Stories to Watch Among the Independents
Will Brian Kelly's magic work in South Bend? Kelly has done great things at Grand Valley State, Central Michigan, and Cincinnati. Now, he gets his "dream job" with the Fighting Irish, and we'll see if he can bring this program back to the level it used to be at. He brings his spread offense in, and returning quarterback Dayne Crist -- Jimmy Clausen's backup last year -- is the new starter. Crist has star receiver Michael Floyd to throw to. Floyd was injured and missed five starts last year, but he's a definite game-breaker. Senior Armando Allen will key the run game, one that underachieved a bit last year. Kelly has work to do on the offensive line, where there is turnover from a unit that was only okay for most of last year. The defense -- which also had issues in 2009 -- returns plenty of starting experience, but we don't know what they will look like. Kelly's teams at CMU and Cincy weren't exactly known for strong defensive play, and he brought coordinator Bob Diaco with him from Cincinnati. The Bearcats had an up-and-down group, one that made some huge plays but also gave up a lot of points and big plays. Home games with Purdue and Michigan might look easy, but they won't be. That said, if Notre Dame can start well, they have a stretch of five games that should be largely easy for them before a season-ending game at USC.
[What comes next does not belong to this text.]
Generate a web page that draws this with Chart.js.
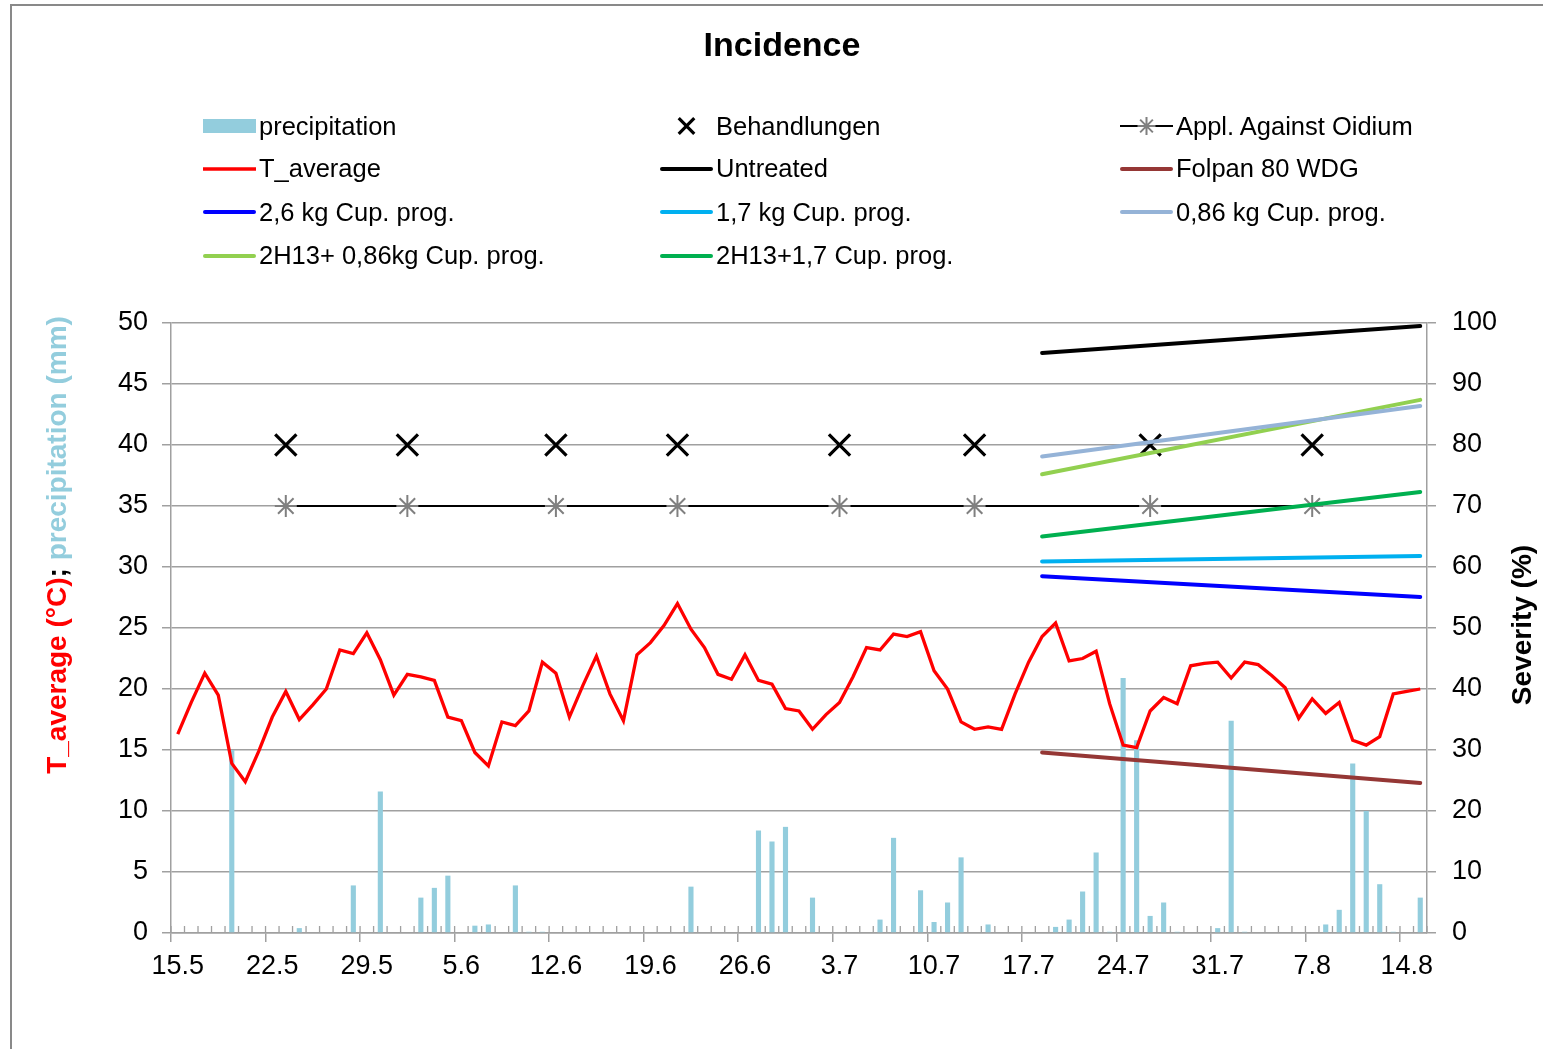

Navy keeps on truckin'. An impressive win over Missouri in the Texas Bowl last year served notice. Navy is a strong program in college football. The Midshipmen will try to back up that message with another ten-win season this year. Senior quarterback Ricky Dobbs makes their triple-option offense go. He ran for over 1,200 yards and 27 touchdowns last year, and also chipped in 1,000 yards passing and five scoring tosses. With leading receiver Marcus Curry back, the Midshipmen might be able to throw the ball more this year ... if necessary. Curry and Vince Murray will key the ground game, with Murray getting a lot of looks as the fullback. There is the usual turnover on the offensive line, but tackles Matt Molloy and Jeff Battipaglia both return. On defense, the undersized line is led by nose tackle Chase Burge and safety Emmett Merchant. The Middies play three games at neutral sites, with Maryland in Baltimore, Notre Dame at Meadowlands Stadium, and Army in Philly. They only play four true road games, but Louisiana Tech, Air Force, Wake Forest, and East Carolina are all tough opponents. If Ken Niumatalolo can get ten wins out of this team, he'll earn the respect of virtually everyone who hasn't noticed Navy yet.
Army tries to get there. Last year, the Cadets missed a bowl by one win, losing their contracted spot in the EagleBank Bowl to UCLA because of their 5-7 season. Since they had two more wins than the previous year, and they have 16 starters back, it makes sense that Army would have a real chance at their first bowl since 1996 this year. Coach Rich Ellerson has the option installed, and sophomore quarterback Trent Steelman is back to run it. He has to improve his passing, but that will come with experience and improved receiver play. Slotbacks Patrick Mealy and Jameson Carter return, and so does fullback Jared Hassin. Four starters return on the offensive line. Career sack leader Josh McNary anchors the defensive line after a 12.5-sack season. Also back are linebackers Andrew Rodriguez and Stephen Anderson, both of whom could become stars on that side of the ball. Safeties Donnie Dixon and Donovan Travis both return, too. Ellerson's schedule is manageable, as the Cadets also play three neutral-site games (Rutgers at Meadowlands Stadium, Notre Dame at Yankee Stadium, and Navy in Philly) and five home games. If they take care of business, Army wins at least seven games and goes bowling at the Armed Forces Bowl.